A surprisingly strong performance from Monica Puig coinciding with a few shocks elsewhere in the draw have given the Puerto Rican the chance to have a deep run at the Australian Open.
The Olympic champion produced a near flawless display to win 6-0 6-1 over Patricia Maria Tig. With two of the other three seeds in her sections suffering shock defeats and Venus Williams looking far from confident in her opening round match, the onus is very much on Puig to put together a special run.
Monica Puig performs perfectly against Patricia Maria Tig
Having lost in the first round of both Bisbane and Sydney – to Elina Svitolina and Caroline Wozniacki respectively – few were sure of the kind of level Monica Puig was performing at. Whilst the other seeded players struggled in a chaotic opening few hours, the Puerto Rican flourished.
All aspects of her game showed the kind of potency that won her the Olympic gold medal. A persistant assault on the weaker backhand flank of Tig drew a host of errors. In just twenty-five minutes she had sealed a bagel set to get her Grand Slam season off to a flying start.
The second set followed a similar pattern. Puig was unrelenting in her play and continued to carve a number of break point opportunities for herself. The infamous ‘double bagel’ was a very real posibility as Puig stormed to a 5-0 lead. Tig was able to get one game on the board before Puig booked her place in the second round.
Monica Puig must be starving. Bagel and a breadstick to kick of #AusOpen
Seeds tumble in Monica Puig’s section
Simona Halep‘s surprising exit at the hands of Shelby Rogers has left Puig’s section open for a surprise. The Romanian was convincingly dispatched by Rogers, suffering her second straight Australian Open first round defeat.
Venus Williams is the highest seed left in this section but she was unconvincing in her victory over Kateryna Kozlova. The older Williams’ sister looked as though she was struggling for movement throughout much of the match. Her raw power was enough to see her progress though, with a 7-6(5) 7-5 victory.
The final seed in the section, Kiki Bertens, is also heading home earlier than expected. Varvara Lepchenko upset the 19th seed with a 7-5 7-6(5) triumph to reach the second round for the fifth straight year.
So who is left in Monica Puig’s section?
The obvious alarm bell is Venus Williams. The seven time Grand Slam champion is an undeniable threat with her experience and power. However, Puig’s game is not entirely dissimilar as she also generates plenty of pace from her groundstrokes. This match-up will not happen unless both players made it through to the fourth round.

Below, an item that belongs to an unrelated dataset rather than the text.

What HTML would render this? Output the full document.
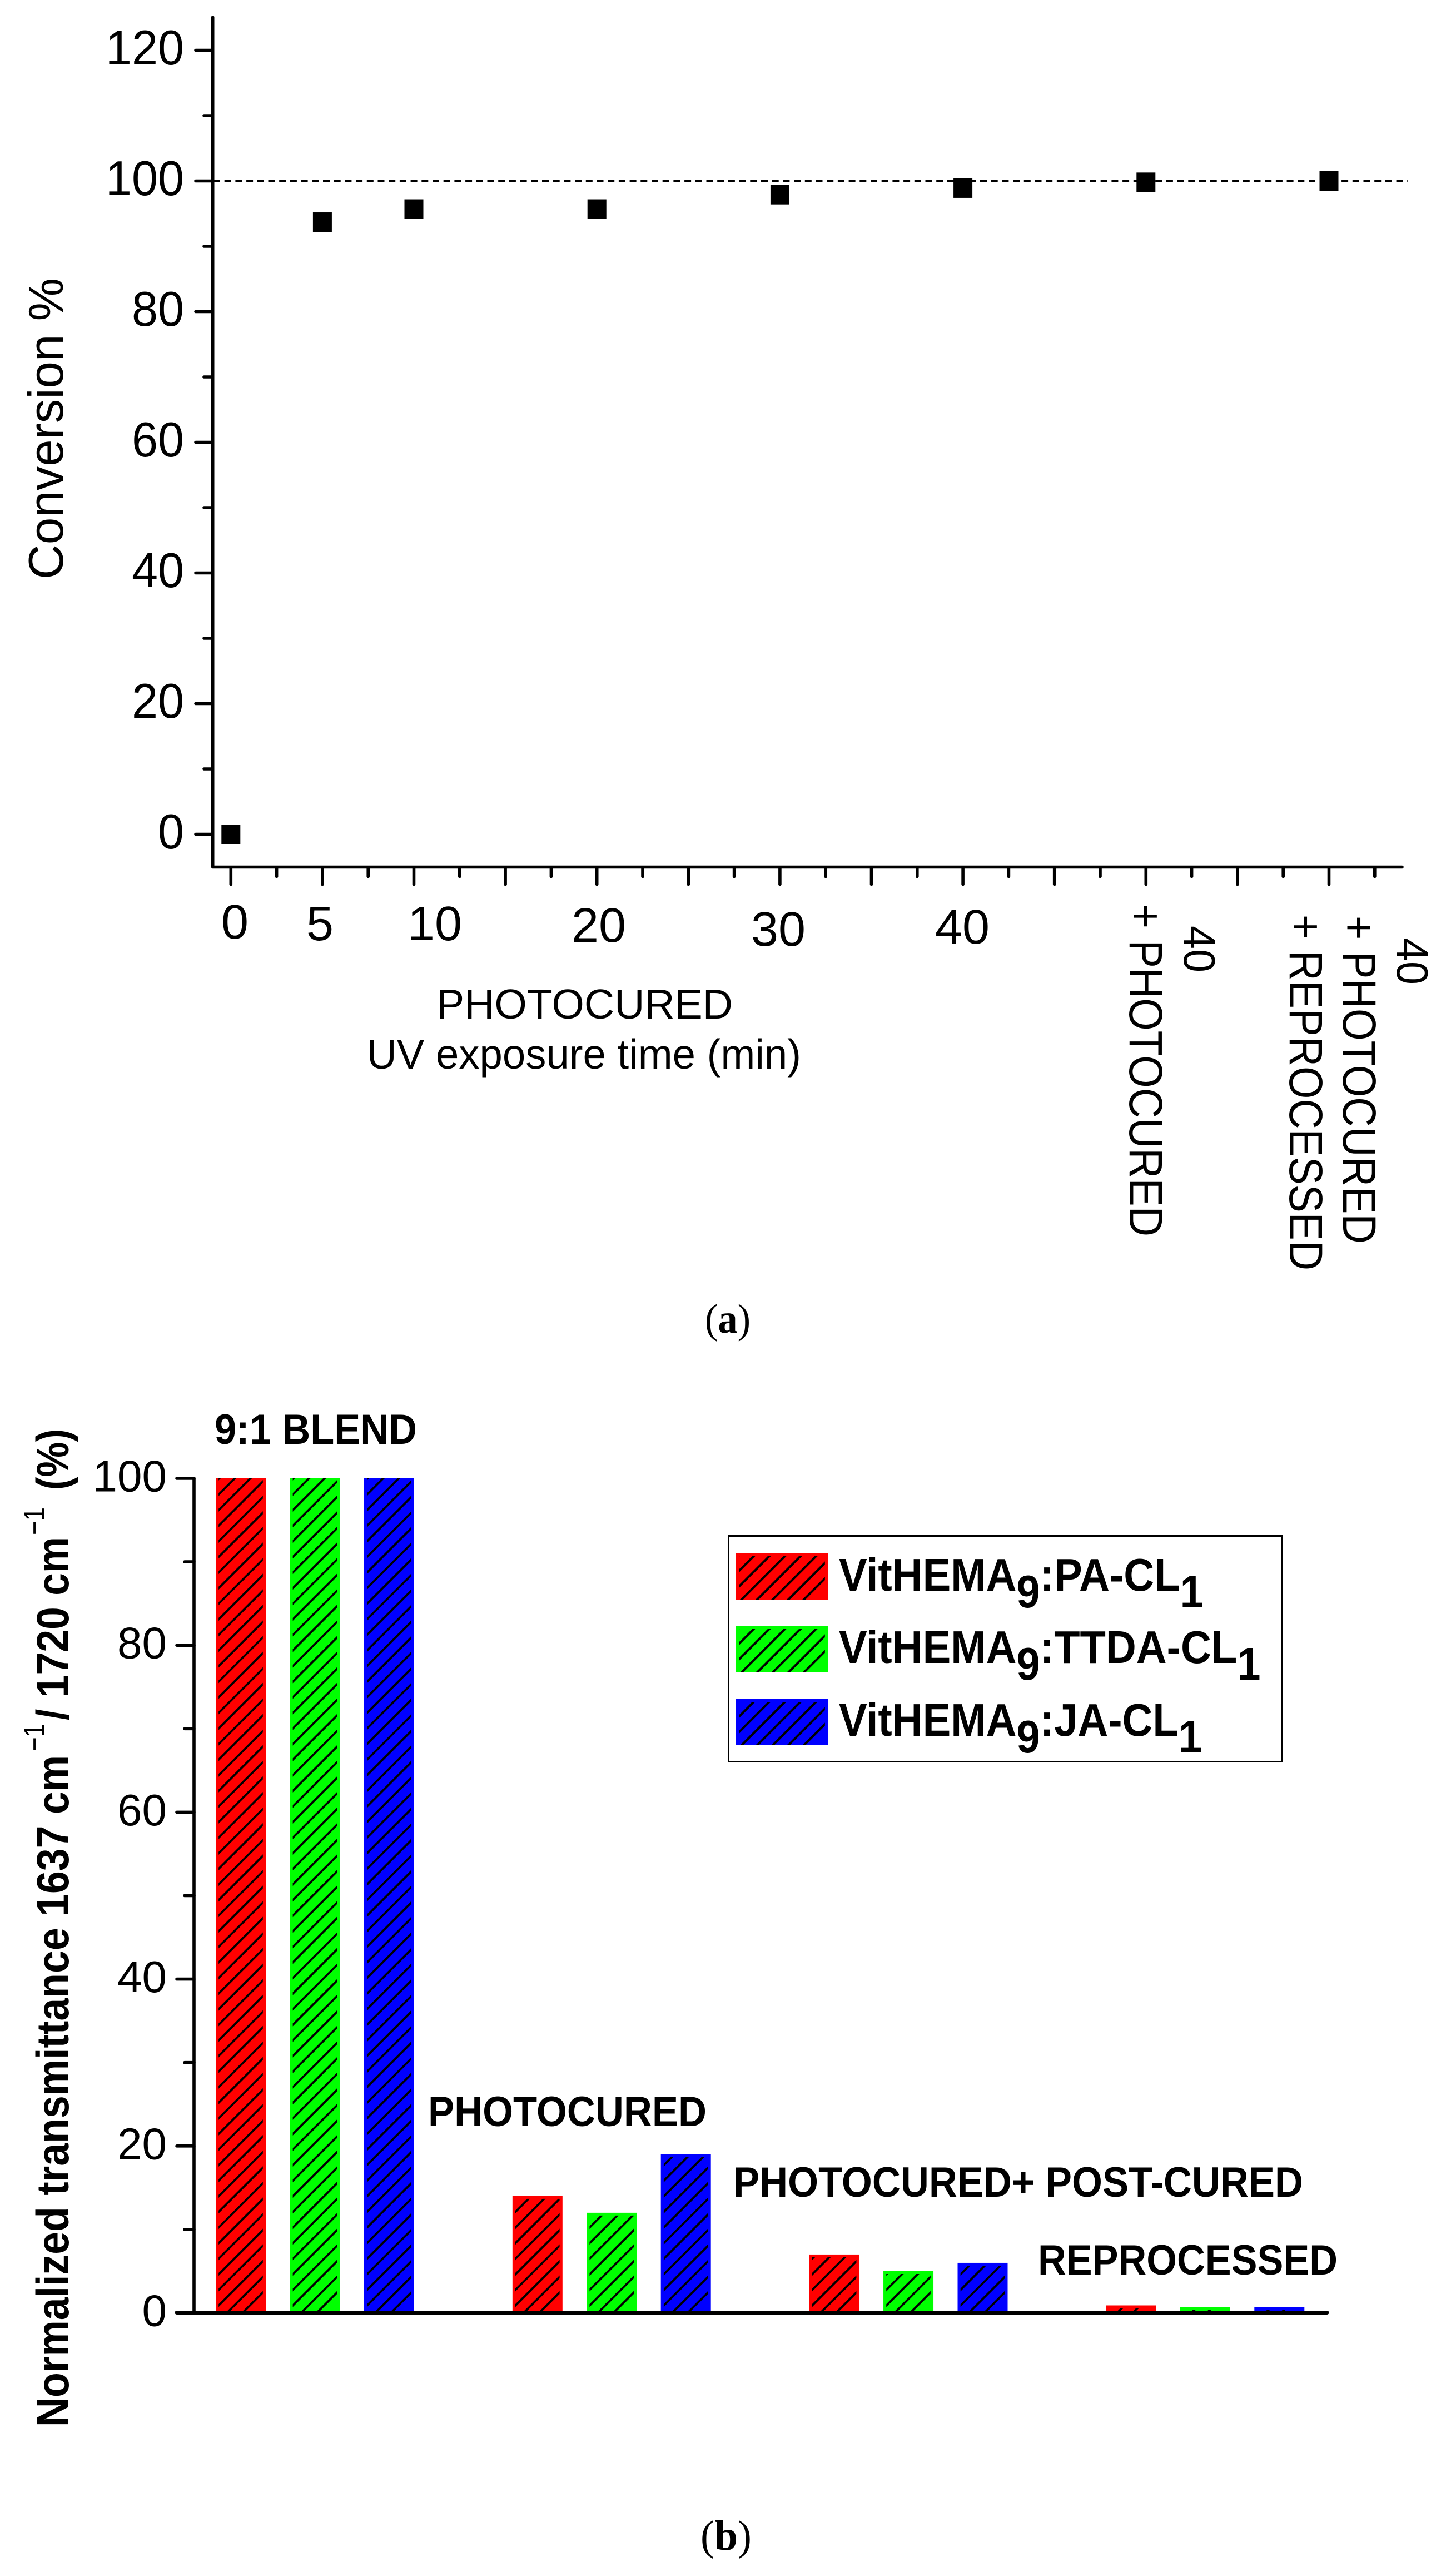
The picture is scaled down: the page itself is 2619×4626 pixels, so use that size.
<!DOCTYPE html>
<html lang="en">
<head>
<meta charset="utf-8">
<title>Conversion and normalized transmittance charts</title>
<style>
html,body{margin:0;padding:0;background:#fff;}
svg{display:block;}
text{font-family:"Liberation Sans",Arial,sans-serif;fill:#000;}
.bold{font-weight:700;}
.serif{font-family:"Liberation Serif","Times New Roman",serif;}
</style>
</head>
<body>
<svg id="figure" xmlns="http://www.w3.org/2000/svg" width="2619" height="4626" viewBox="0 0 2619 4626">
  <rect x="0" y="0" width="2619" height="4626" fill="#fff"/>

  <g id="panelA">
    <g id="axesA"></g>
    <g id="marksA"></g>

    <text transform="translate(113,1042) rotate(-90)" font-size="88" textLength="542" lengthAdjust="spacingAndGlyphs">Conversion %</text>

    <text x="398" y="1688" font-size="87" textLength="49" lengthAdjust="spacingAndGlyphs">0</text>
    <text x="551" y="1691" font-size="87" textLength="49" lengthAdjust="spacingAndGlyphs">5</text>
    <text x="733" y="1691" font-size="87" textLength="98" lengthAdjust="spacingAndGlyphs">10</text>
    <text x="1028" y="1694" font-size="87" textLength="98" lengthAdjust="spacingAndGlyphs">20</text>
    <text x="1351" y="1701" font-size="87" textLength="98" lengthAdjust="spacingAndGlyphs">30</text>
    <text x="1682" y="1697" font-size="87" textLength="98" lengthAdjust="spacingAndGlyphs">40</text>

    <text transform="translate(2032,1626) rotate(90)" font-size="84" textLength="598" lengthAdjust="spacingAndGlyphs">+ PHOTOCURED</text>
    <text transform="translate(2130,1665) rotate(90)" font-size="80" textLength="84" lengthAdjust="spacingAndGlyphs">40</text>
    <text transform="translate(2320,1645) rotate(90)" font-size="84" textLength="640" lengthAdjust="spacingAndGlyphs">+ REPROCESSED</text>
    <text transform="translate(2416,1647) rotate(90)" font-size="84" textLength="590" lengthAdjust="spacingAndGlyphs">+ PHOTOCURED</text>
    <text transform="translate(2513,1687) rotate(90)" font-size="80" textLength="84" lengthAdjust="spacingAndGlyphs">40</text>

    <text x="785" y="1832" font-size="75" textLength="533" lengthAdjust="spacingAndGlyphs">PHOTOCURED</text>
    <text x="660" y="1922" font-size="75" textLength="781" lengthAdjust="spacingAndGlyphs">UV exposure time (min)</text>

    <text class="serif" x="1268" y="2397" font-size="74" textLength="82" lengthAdjust="spacingAndGlyphs">(<tspan class="bold">a</tspan>)</text>
  </g>

  <g id="panelB">
    <g id="marksB"></g>
    <g id="axesB"></g>

    <g>
      <text class="bold" transform="translate(123,4365) rotate(-90)" font-size="82" textLength="1208" lengthAdjust="spacingAndGlyphs">Normalized transmittance 1637 cm</text>
      <text transform="translate(80,3150) rotate(-90)" font-size="54" textLength="50" lengthAdjust="spacingAndGlyphs">−1</text>
      <text class="bold" transform="translate(123,3094) rotate(-90)" font-size="82" textLength="330" lengthAdjust="spacingAndGlyphs">/ 1720 cm</text>
      <text transform="translate(80,2761) rotate(-90)" font-size="54" textLength="50" lengthAdjust="spacingAndGlyphs">−1</text>
      <text class="bold" transform="translate(123,2680) rotate(-90)" font-size="82" textLength="110" lengthAdjust="spacingAndGlyphs">(%)</text>
    </g>

    <text class="bold" x="386" y="2597" font-size="76" textLength="364" lengthAdjust="spacingAndGlyphs">9:1 BLEND</text>
    <text class="bold" x="770" y="3824" font-size="76" textLength="501" lengthAdjust="spacingAndGlyphs">PHOTOCURED</text>
    <text class="bold" x="1319" y="3951" font-size="76" textLength="1025" lengthAdjust="spacingAndGlyphs">PHOTOCURED+ POST-CURED</text>
    <text class="bold" x="1867" y="4091" font-size="76" textLength="539" lengthAdjust="spacingAndGlyphs">REPROCESSED</text>

    <g>
      <rect x="1310.5" y="2762.5" width="996" height="406" fill="#fff" stroke="#000" stroke-width="3"/>
      <g id="legendSwatches"></g>
      <text class="bold" transform="translate(1509,2861) scale(1,1.09)" font-size="76">VitHEMA<tspan dy="27.5">9</tspan><tspan dy="-27.5">:PA-CL</tspan><tspan dy="27.5">1</tspan></text>
      <text class="bold" transform="translate(1509,2991) scale(1,1.09)" font-size="76">VitHEMA<tspan dy="27.5">9</tspan><tspan dy="-27.5">:TTDA-CL</tspan><tspan dy="27.5">1</tspan></text>
      <text class="bold" transform="translate(1509,3122) scale(1,1.09)" font-size="76">VitHEMA<tspan dy="27.5">9</tspan><tspan dy="-27.5">:JA-CL</tspan><tspan dy="27.5">1</tspan></text>
    </g>

    <text class="serif" x="1260" y="4586" font-size="76" textLength="92" lengthAdjust="spacingAndGlyphs">(<tspan class="bold">b</tspan>)</text>
  </g>
</svg>

<script>
/* Panel (a) data */
const conversionSlots = [0, 1, 2, 4, 6, 8, 10, 12];
const conversionValues = [0, 93.7, 95.7, 95.7, 97.9, 98.9, 99.8, 100];
const conversionYTicks = [0, 20, 40, 60, 80, 100, 120];
const conversionYMinorTicks = [10, 30, 50, 70, 90, 110];
const conversionReference = [100];

/* Panel (b) data */
const groupNames = ['blend', 'photocured', 'post-cured', 'reprocessed'];
const seriesNames = ['pa', 'ttda', 'ja'];
const seriesPa = [100, 14, 7, 0.9];
const seriesTtda = [100, 12, 5, 0.7];
const seriesJa = [100, 19, 6, 0.7];
const seriesColors = ['#ff0000', '#00ff00', '#0000ff'];
const transmittanceYTicks = [0, 20, 40, 60, 80, 100];
const transmittanceYMinorTicks = [10, 30, 50, 70, 90];

const SVGNS = 'http://www.w3.org/2000/svg';
const figure = document.getElementById('figure');
const axesA = document.getElementById('axesA');
const marksA = document.getElementById('marksA');
const axesB = document.getElementById('axesB');
const marksB = document.getElementById('marksB');
const legendSwatches = document.getElementById('legendSwatches');

function xA(slot) { return 415.3 + slot * 164.6; }
function yA(v) { return 1500.5 - v * 11.75; }
function xB(slot) { return 388 + slot * 133.45; }
function yB(v) { return 4160 - v * 15.01; }

function svgEl(tag) { return document.createElementNS(SVGNS, tag); }

function setLine(l, x1, y1, x2, y2, w, parent) {
  l.setAttribute('x1', x1);
  l.setAttribute('y1', y1);
  l.setAttribute('x2', x2);
  l.setAttribute('y2', y2);
  l.setAttribute('stroke', '#000');
  l.setAttribute('stroke-width', w);
  l.setAttribute('stroke-linecap', 'round');
  parent.appendChild(l);
}

/* ---- Panel (a) axes ---- */
const axisAY = svgEl('line');


setLine(axisAY, 382.7, 31, 382.7, 1559, 5.6, axesA);

const axisAX = svgEl('line');


setLine(axisAX, 382.7, 1559.5, 2522, 1559.5, 5.6, axesA);

conversionYTicks.forEach(function (v) {
  const t = svgEl('line');
  
  
  setLine(t, 352, yA(v), 382, yA(v), 5.6, axesA);
  const s = svgEl('text');
  
  
  const label = String(v);
  s.setAttribute('x', 331);
  s.setAttribute('y', yA(v) + 25.5);
  s.setAttribute('font-size', 88);
  s.setAttribute('text-anchor', 'end');
  s.setAttribute('textLength', label.length * 47);
  s.setAttribute('lengthAdjust', 'spacingAndGlyphs');
  s.textContent = label;
  axesA.appendChild(s);
});

conversionYMinorTicks.forEach(function (v) {
  const t = svgEl('line');
  
  
  setLine(t, 367, yA(v), 382, yA(v), 5.6, axesA);
});

for (let slot = 0; slot <= 12; slot++) {
  const t = svgEl('line');
  
  
  setLine(t, xA(slot), 1560, xA(slot), 1590.5, 5.6, axesA);
  const m = svgEl('line');
  
  
  setLine(m, xA(slot + 0.5), 1560, xA(slot + 0.5), 1576.5, 5.6, axesA);
}

conversionReference.forEach(function (v) {
  const d = svgEl('line');
  
  
  d.setAttribute('x1', 384);
  d.setAttribute('y1', yA(v));
  d.setAttribute('x2', 2532);
  d.setAttribute('y2', yA(v));
  d.setAttribute('stroke', '#000');
  d.setAttribute('stroke-width', 3.2);
  d.setAttribute('stroke-dasharray', '12 7.7');
  marksA.appendChild(d);
});

conversionSlots.forEach(function (slot, i) {
  const p = svgEl('rect');
  
  
  p.setAttribute('x', xA(slot) - 17);
  p.setAttribute('y', yA(conversionValues[i]) - 17.5);
  p.setAttribute('width', 34);
  p.setAttribute('height', 35);
  p.setAttribute('fill', '#000');
  marksA.appendChild(p);
});

/* ---- Hatch helper ---- */
let clipCounter = 0;
function drawHatched(parent, left, top, right, bottom, color, topInset, phase, strokeW, name) {
  const r = svgEl('rect');
  
  
  r.setAttribute('x', left);
  r.setAttribute('y', top);
  r.setAttribute('width', right - left);
  r.setAttribute('height', bottom - top);
  r.setAttribute('fill', color);
  parent.appendChild(r);

  const id = 'hatch-clip-' + (clipCounter++);
  const clip = svgEl('clipPath');
  clip.setAttribute('id', id);
  const cr = svgEl('rect');
  const h = Math.max(0, bottom - top - topInset);
  cr.setAttribute('x', left + 5.2);
  cr.setAttribute('y', top + topInset);
  cr.setAttribute('width', right - left - 10.4);
  cr.setAttribute('height', h);
  clip.appendChild(cr);
  figure.appendChild(clip);

  const period = 28.05;
  let d = '';
  let c = left + bottom + phase;
  while (c + 2 * period < left + bottom + (right - left)) { c += period; }
  for (; c > left + top - period; c -= period) {
    d += 'M' + (left - 5) + ' ' + (c - left + 5) + 'L' + (right + 5) + ' ' + (c - right - 5);
  }
  const hatch = svgEl('path');
  
  
  hatch.setAttribute('d', d);
  hatch.setAttribute('stroke', '#000');
  hatch.setAttribute('stroke-width', strokeW);
  hatch.setAttribute('fill', 'none');
  hatch.setAttribute('clip-path', 'url(#' + id + ')');
  parent.appendChild(hatch);
}

/* ---- Panel (b) bars ---- */
const allSeries = [seriesPa, seriesTtda, seriesJa];
const barMax = 100;
groupNames.forEach(function (group, g) {
  allSeries.forEach(function (values, s) {
    const slot = g * 4 + s;
    const v = values[g];
    drawHatched(
      marksB,
      xB(slot),
      yB(v),
      xB(slot) + 90,
      yB(0),
      seriesColors[s],
      v >= barMax ? 0 : 5,
      -8,
      3.8,
      'bar-' + group + '-' + seriesNames[s]
    );
  });
});

/* ---- Panel (b) axes ---- */
const axisBY = svgEl('line');


setLine(axisBY, 349, yB(100), 349, yB(0), 5.6, axesB);

const axisBX = svgEl('line');


setLine(axisBX, 318, yB(0) - 0.5, 2387, yB(0) - 0.5, 7, axesB);

transmittanceYTicks.forEach(function (v) {
  if (v > 0) {
    const t = svgEl('line');
    
    
    setLine(t, 318, yB(v), 349, yB(v), 5.6, axesB);
  }
  const s = svgEl('text');
  
  
  s.setAttribute('x', 300);
  s.setAttribute('y', yB(v) + 23.5);
  s.setAttribute('font-size', 80);
  s.setAttribute('text-anchor', 'end');
  s.textContent = String(v);
  axesB.appendChild(s);
});

transmittanceYMinorTicks.forEach(function (v) {
  const t = svgEl('line');
  
  
  setLine(t, 332, yB(v), 349, yB(v), 5.6, axesB);
});

/* ---- Legend swatches ---- */
seriesNames.forEach(function (name, i) {
  const top = 2794 + i * 131;
  drawHatched(legendSwatches, 1324, top, 1489, top + 83, seriesColors[i], 5, -18.3, 4, 'legend-swatch-' + name);
});
</script>
</body>
</html>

In the next round, the Puerto Rican is due to face German qualifier Mona Barthel. The two have never met before but Puig would expect to move comfortably through this match, especially given the form she showed against Tig.
Were she to reach the third round either Shelby Rogers or Ashleigh Barty would greet her. Both are in decent form. Rogers has already eliminated one seed in Simona Halep while Barty pushed world #1 Angelique Kerber close last week in Brisbane. Despite this, Puig has the rankings advantage and would be favourite against either opponent.
Were Venus to suffer a shock exit then it would either be at the hands of Stefanie Vogele, Varvara Levchenko or Ying-Ying Duan. Puig has never played Duan but holds a combined 5-1 winning record over the other two. Her only defeat came four years ago against Vogele on carpet. As with Barty and Rogers, if she performs to her highest level there is no question that she is the better player.
What could prevent her from reaching her first Grand Slam quarter-final?
Few have doubted that Monica Puig has the weapons to challenge in the second week of a Grand Slam. She proved her undeniable talent with the sublime and unexpected gold medal at last year’s Rio Olympics. The problem has always been that her sweeping baseline game lacks consistency.
This consistency conundrum has almost been made more difficult by her Olympic triumph. After her ability had been on display for the world to see there were increasing questions as to why she could not play like that on a more regular basis. After the Olympics she managed just a 4-5 win ratio for the rest of the year.
At just 23-years-old there is still plenty of time for Puig to develop that part of her game. Already though there is a feeling that she should have done more though. Just the one fourth round Grand Slam appearance is a disappointment to many, not least herself.
The very fact that it is now a brand new season could be massively beneficial to the Puerto Rican. With her Rio triumph now in the distant past there will be less pressure on her to perform at that standard. On paper, that should allow her to play a more free-flowing and relaxed game.
The first day of the Australian Open has certainly given Monica Puig a huge platform to build on. By chance the draw has opened up and her own performance has given hope to her fans who will understandably believe that she can at least progress to the second week of a Grand Slam for the first time in her career.
Monica Puig will face Mona Barthel on Wednesday January 17.